We were both laughing and looking over the water.

“‘I had fallen fast asleep as I drove!’

"At the head of the reservoir we could see Westcott Farm, its windows empty and buildings deserted. We looked in at Roes Farm where the workmen are still building the strong boundary fence to keep stock and any other trespasser from wandering on the marginal land, once so familiar but now forbidden ground.

“‘I suppose we’re trespassing here,’ said Mrs Cowling, and we walked back up the steep lane, gossiping cheerfully about a thing that is sad, look at it how you will.

Stan and Freddie, two of the Cowling boys home from school, appeared briefly on bicycles.

“‘Didn't know you'd come this far! Going off and help with the poultry now, there's good boys!’ said their mother. Then, to me: ‘They can't keep away. They all come back. But this is the first time I've been back since the water rose.

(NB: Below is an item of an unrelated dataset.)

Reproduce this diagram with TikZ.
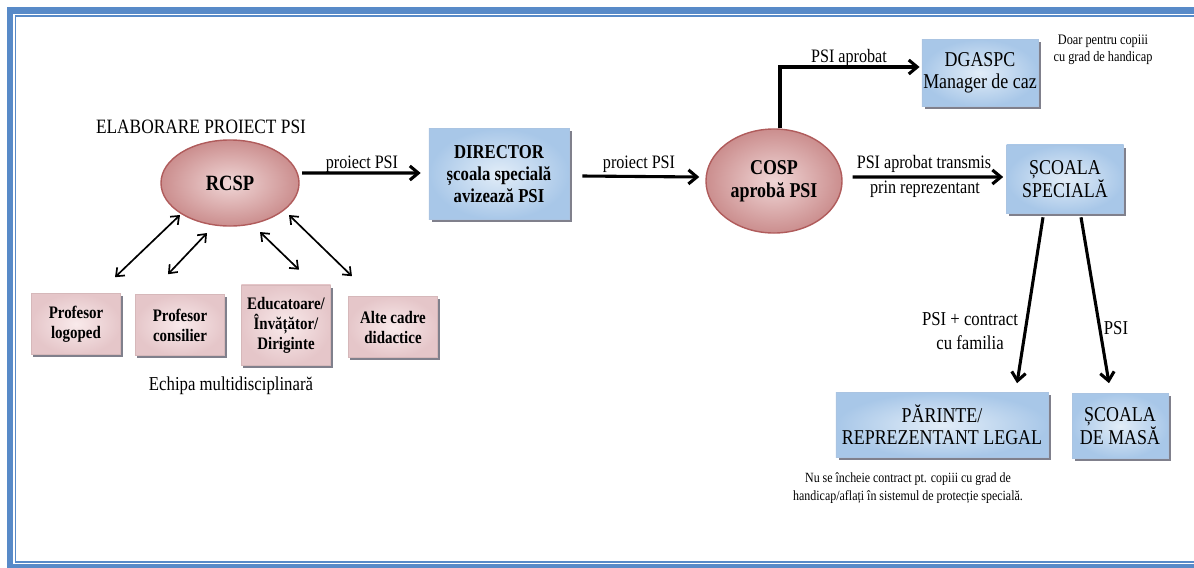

Still, I never seem to have the time for this sort of thing; it's been quite an afternoon out for me and I thoroughly enjoyed it.’

“Calling goodbye, Mrs Cowling climbed into her car and went tearing off with the confidence of a driver who knows every bump in the road.

“The May blossom hanging in the hedges reminded me - I don't know why - of an evening along time ago when I called at a farmhouse tucked away in a deep valley and was welcomed at the door by a little girl and a boy carrying an oil lamp.

“‘Is this Cindercombe Farm?’ I had asked.

“‘Oh yes!’ they had replied, as if that were a fact the whole world ought to know and rejoice in.”

My father was a bit of a genius when it came to the mellifluous nature of melancholy - and I can never go back to Clatworthy now without remembering this tale of Mrs Cowling, which I first heard as a small boy standing on the shores of the reservoir, excited by such a big sheet of water that could hide so many invisible tales.